------ SUPPLIED INFORMATION

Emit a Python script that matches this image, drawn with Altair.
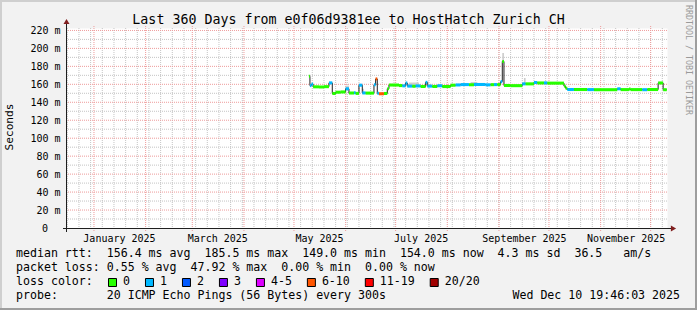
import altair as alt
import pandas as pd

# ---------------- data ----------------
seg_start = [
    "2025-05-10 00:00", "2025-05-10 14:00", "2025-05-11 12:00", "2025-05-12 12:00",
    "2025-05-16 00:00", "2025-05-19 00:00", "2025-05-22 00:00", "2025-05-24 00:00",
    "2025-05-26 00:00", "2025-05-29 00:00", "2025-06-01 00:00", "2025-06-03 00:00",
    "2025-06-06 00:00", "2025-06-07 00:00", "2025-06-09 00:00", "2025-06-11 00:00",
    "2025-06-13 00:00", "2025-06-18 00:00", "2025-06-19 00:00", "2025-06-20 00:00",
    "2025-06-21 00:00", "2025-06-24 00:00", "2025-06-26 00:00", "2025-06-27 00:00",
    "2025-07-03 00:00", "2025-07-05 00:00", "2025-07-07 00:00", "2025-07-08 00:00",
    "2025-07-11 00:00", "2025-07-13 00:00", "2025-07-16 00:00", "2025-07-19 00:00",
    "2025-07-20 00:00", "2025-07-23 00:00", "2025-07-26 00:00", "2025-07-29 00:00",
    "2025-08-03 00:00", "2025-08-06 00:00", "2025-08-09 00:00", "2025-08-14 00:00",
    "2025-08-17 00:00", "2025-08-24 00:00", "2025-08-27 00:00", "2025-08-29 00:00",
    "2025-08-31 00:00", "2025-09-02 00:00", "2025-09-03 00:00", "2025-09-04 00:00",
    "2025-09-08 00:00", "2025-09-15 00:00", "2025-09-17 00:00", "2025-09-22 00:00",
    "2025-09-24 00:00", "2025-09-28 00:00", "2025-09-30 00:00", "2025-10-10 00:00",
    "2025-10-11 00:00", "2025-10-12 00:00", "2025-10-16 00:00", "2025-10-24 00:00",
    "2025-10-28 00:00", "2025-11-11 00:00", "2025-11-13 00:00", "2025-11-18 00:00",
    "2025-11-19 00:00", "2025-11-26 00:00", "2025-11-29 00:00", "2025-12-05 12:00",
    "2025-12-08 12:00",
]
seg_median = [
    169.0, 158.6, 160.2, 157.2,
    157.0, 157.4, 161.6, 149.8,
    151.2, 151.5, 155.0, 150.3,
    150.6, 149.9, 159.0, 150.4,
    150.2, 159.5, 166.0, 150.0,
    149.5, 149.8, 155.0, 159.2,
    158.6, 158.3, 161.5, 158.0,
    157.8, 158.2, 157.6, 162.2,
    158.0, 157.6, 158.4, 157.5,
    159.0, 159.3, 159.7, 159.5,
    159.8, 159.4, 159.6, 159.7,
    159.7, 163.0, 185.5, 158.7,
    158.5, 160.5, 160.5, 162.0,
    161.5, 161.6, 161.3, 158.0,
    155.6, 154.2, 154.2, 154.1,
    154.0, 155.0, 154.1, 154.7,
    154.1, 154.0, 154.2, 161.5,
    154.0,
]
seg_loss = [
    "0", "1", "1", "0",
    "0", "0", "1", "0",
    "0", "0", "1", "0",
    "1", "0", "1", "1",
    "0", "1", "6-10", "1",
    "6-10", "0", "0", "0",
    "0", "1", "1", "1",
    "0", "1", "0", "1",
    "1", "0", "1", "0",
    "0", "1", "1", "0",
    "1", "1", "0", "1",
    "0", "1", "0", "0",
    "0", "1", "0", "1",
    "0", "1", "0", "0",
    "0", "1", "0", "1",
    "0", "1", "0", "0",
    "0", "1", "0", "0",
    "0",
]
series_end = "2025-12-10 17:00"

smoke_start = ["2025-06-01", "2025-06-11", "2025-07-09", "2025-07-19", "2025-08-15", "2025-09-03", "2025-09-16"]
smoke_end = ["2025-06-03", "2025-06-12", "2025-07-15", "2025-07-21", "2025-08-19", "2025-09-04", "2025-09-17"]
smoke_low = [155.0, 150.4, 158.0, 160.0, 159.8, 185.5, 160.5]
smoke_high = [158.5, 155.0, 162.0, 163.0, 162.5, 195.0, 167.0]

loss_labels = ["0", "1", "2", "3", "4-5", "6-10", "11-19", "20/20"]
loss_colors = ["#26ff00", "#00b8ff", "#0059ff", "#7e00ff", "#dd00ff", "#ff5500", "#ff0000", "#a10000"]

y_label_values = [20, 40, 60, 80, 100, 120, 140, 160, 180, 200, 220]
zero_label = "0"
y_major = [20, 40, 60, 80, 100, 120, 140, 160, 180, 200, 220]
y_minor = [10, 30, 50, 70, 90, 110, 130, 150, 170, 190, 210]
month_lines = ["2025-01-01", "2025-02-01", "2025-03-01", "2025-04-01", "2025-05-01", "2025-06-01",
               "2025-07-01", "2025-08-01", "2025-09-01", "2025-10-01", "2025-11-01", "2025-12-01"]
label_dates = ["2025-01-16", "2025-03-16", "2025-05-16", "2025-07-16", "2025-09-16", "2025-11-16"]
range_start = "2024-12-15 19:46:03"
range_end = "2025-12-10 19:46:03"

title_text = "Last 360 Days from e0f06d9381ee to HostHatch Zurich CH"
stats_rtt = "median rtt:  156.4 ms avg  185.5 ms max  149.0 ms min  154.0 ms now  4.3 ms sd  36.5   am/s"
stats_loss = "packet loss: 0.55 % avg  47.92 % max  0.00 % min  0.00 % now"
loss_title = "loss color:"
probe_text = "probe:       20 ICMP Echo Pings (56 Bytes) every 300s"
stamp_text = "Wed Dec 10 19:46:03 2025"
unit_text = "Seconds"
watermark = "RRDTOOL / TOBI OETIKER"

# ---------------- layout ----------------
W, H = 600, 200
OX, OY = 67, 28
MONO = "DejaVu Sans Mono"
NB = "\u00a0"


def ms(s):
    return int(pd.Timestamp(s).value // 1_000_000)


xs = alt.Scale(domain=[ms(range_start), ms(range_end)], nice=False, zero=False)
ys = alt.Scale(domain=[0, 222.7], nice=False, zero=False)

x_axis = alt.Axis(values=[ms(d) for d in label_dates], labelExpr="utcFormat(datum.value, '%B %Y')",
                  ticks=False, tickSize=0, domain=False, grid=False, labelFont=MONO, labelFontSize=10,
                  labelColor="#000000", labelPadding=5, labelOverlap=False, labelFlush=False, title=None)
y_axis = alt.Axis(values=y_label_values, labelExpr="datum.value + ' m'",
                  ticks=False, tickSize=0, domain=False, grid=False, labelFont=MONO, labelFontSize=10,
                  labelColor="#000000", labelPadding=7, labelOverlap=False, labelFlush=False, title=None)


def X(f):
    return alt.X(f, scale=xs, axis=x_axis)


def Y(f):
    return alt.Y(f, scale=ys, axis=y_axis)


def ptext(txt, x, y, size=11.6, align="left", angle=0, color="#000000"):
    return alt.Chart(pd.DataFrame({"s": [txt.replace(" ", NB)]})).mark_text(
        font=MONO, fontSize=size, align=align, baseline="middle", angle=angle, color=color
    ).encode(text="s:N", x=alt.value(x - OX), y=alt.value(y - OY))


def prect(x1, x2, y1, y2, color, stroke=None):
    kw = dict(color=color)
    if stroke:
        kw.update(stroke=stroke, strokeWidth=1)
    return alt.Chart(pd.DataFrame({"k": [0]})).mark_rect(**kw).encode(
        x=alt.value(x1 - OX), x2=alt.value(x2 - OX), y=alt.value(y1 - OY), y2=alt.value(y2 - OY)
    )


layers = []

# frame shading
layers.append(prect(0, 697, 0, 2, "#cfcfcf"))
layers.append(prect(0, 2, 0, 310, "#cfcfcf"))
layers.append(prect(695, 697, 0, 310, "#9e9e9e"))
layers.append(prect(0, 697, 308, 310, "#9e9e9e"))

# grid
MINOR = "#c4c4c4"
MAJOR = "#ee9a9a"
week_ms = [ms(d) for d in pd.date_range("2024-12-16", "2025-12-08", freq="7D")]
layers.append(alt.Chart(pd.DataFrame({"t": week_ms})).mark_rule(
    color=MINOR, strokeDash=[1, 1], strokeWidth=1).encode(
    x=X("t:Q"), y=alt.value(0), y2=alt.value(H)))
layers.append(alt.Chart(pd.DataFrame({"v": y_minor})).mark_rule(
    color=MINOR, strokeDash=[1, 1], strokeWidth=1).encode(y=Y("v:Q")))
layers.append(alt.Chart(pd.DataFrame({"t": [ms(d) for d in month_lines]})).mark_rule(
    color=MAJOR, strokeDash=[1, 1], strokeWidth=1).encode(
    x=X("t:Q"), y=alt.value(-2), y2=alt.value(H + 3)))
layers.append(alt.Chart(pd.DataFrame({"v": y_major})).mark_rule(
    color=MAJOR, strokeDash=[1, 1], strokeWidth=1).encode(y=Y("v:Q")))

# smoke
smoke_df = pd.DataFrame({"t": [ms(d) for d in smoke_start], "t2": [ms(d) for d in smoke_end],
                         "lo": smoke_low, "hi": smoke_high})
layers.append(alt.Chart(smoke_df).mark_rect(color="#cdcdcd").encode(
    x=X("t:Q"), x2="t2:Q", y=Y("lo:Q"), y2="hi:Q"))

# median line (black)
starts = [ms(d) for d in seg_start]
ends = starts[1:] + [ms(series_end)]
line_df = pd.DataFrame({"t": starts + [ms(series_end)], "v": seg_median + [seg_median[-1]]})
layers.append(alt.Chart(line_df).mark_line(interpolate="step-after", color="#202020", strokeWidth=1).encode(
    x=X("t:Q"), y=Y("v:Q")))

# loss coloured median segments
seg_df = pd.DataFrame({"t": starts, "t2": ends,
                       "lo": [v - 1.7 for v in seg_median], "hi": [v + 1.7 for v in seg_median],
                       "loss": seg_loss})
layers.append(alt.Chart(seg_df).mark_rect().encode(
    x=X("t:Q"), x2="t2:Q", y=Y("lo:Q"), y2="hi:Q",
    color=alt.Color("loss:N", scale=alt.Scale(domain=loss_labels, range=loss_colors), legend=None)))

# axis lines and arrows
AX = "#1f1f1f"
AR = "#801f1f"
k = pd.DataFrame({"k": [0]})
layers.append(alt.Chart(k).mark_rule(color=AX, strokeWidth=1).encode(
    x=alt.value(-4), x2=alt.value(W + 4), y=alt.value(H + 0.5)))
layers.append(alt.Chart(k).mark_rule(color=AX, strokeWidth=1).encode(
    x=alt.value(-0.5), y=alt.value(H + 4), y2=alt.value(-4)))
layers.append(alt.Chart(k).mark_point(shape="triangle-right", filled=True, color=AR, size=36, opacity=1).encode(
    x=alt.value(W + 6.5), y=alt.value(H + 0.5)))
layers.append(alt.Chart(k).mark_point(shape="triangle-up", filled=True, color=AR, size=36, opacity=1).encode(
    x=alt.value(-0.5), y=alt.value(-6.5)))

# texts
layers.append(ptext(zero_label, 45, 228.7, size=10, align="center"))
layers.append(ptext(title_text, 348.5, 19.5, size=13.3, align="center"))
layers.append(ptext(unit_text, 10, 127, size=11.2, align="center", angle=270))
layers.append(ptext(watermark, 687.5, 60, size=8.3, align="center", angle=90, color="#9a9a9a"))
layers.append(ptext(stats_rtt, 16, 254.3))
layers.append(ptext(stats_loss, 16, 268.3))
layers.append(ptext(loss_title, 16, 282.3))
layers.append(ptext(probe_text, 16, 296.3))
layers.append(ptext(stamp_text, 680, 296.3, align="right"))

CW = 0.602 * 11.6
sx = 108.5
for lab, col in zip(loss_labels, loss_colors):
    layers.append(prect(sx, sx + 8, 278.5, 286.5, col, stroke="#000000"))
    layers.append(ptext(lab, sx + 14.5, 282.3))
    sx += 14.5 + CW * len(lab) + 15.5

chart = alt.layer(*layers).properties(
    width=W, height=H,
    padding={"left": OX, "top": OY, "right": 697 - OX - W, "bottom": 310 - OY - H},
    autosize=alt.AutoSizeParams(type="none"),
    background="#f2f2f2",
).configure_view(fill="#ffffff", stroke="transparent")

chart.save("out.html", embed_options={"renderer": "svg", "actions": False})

------------
------ SUPPLIED INFORMATION

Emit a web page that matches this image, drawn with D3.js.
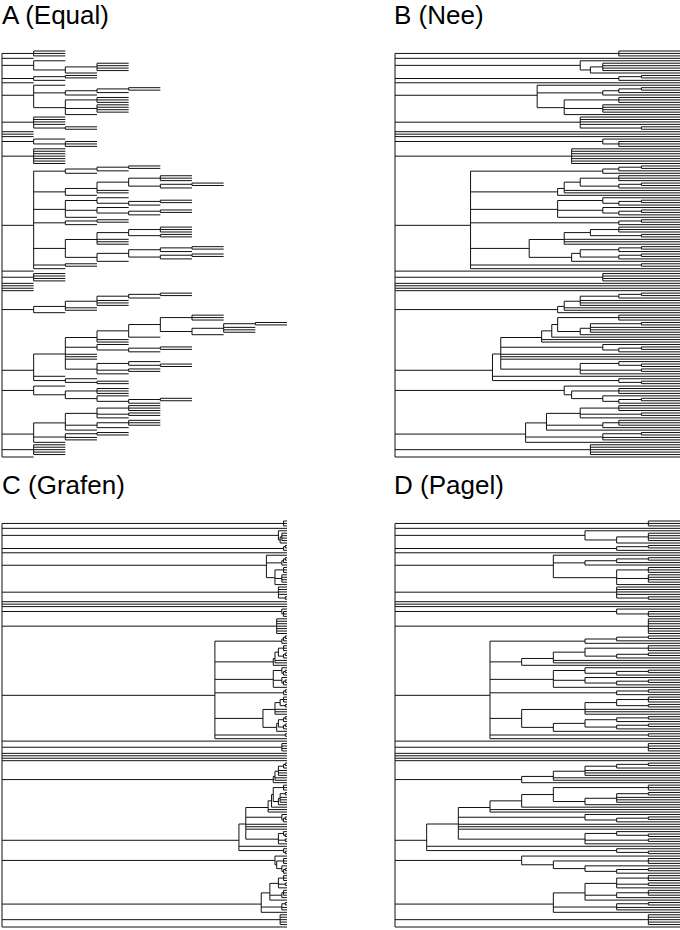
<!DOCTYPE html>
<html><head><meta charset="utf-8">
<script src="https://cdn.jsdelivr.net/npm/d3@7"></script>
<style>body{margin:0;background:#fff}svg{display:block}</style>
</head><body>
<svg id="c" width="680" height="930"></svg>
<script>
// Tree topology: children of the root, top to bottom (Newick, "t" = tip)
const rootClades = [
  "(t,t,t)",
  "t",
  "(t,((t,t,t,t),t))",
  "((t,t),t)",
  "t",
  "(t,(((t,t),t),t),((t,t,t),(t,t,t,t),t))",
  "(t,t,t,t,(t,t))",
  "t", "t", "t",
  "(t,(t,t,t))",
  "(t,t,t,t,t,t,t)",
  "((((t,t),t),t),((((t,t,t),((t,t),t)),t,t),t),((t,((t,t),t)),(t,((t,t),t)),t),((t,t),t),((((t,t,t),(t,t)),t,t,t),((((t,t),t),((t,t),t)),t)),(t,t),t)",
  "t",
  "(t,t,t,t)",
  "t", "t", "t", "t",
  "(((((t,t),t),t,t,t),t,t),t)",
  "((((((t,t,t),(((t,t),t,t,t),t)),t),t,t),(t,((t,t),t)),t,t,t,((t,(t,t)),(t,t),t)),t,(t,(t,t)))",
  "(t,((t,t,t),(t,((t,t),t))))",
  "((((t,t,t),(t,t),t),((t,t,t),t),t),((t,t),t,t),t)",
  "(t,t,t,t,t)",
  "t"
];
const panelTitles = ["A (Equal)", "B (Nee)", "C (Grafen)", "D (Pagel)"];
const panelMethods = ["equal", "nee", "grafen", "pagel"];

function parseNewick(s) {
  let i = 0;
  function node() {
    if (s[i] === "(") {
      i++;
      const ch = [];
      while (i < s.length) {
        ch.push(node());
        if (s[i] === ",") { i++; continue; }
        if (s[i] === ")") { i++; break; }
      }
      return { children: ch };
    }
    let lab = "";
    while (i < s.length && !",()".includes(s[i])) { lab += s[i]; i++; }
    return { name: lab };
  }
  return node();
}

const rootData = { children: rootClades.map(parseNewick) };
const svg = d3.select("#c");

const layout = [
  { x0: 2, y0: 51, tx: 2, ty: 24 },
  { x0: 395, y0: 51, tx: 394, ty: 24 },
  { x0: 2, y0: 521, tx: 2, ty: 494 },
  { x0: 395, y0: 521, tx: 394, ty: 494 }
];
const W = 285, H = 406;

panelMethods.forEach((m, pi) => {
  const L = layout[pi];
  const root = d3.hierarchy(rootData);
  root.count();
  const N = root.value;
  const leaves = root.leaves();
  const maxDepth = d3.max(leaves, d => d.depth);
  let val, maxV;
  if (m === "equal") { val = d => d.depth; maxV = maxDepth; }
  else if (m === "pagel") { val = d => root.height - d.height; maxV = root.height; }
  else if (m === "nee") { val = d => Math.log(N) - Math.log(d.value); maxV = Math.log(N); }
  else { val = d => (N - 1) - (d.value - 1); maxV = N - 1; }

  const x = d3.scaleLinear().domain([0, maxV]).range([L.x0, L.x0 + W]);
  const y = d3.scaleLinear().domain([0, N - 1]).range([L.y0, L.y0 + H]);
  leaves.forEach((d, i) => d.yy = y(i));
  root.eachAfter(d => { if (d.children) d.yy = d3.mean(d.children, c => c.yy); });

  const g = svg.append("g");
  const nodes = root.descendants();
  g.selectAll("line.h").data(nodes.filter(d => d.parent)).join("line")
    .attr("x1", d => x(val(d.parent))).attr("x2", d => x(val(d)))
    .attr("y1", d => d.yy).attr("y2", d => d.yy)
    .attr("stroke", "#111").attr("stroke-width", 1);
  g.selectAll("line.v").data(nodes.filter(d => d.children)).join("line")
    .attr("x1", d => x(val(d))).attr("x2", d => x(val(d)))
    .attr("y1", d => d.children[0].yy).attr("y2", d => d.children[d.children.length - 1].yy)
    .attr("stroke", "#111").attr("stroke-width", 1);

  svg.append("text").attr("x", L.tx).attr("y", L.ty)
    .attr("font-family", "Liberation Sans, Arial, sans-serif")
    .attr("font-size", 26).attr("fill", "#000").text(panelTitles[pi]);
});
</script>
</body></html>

------------

EXERCISE DESCRIPTION: Only the lines from the one bearing "Emit a Python" to the one bearing "import pandas as pd", both included, should be restated word for word, with pictures left out.

EXERCISE ANSWER:
Emit a Python script that matches this image, drawn with Altair.
import altair as alt
import pandas as pd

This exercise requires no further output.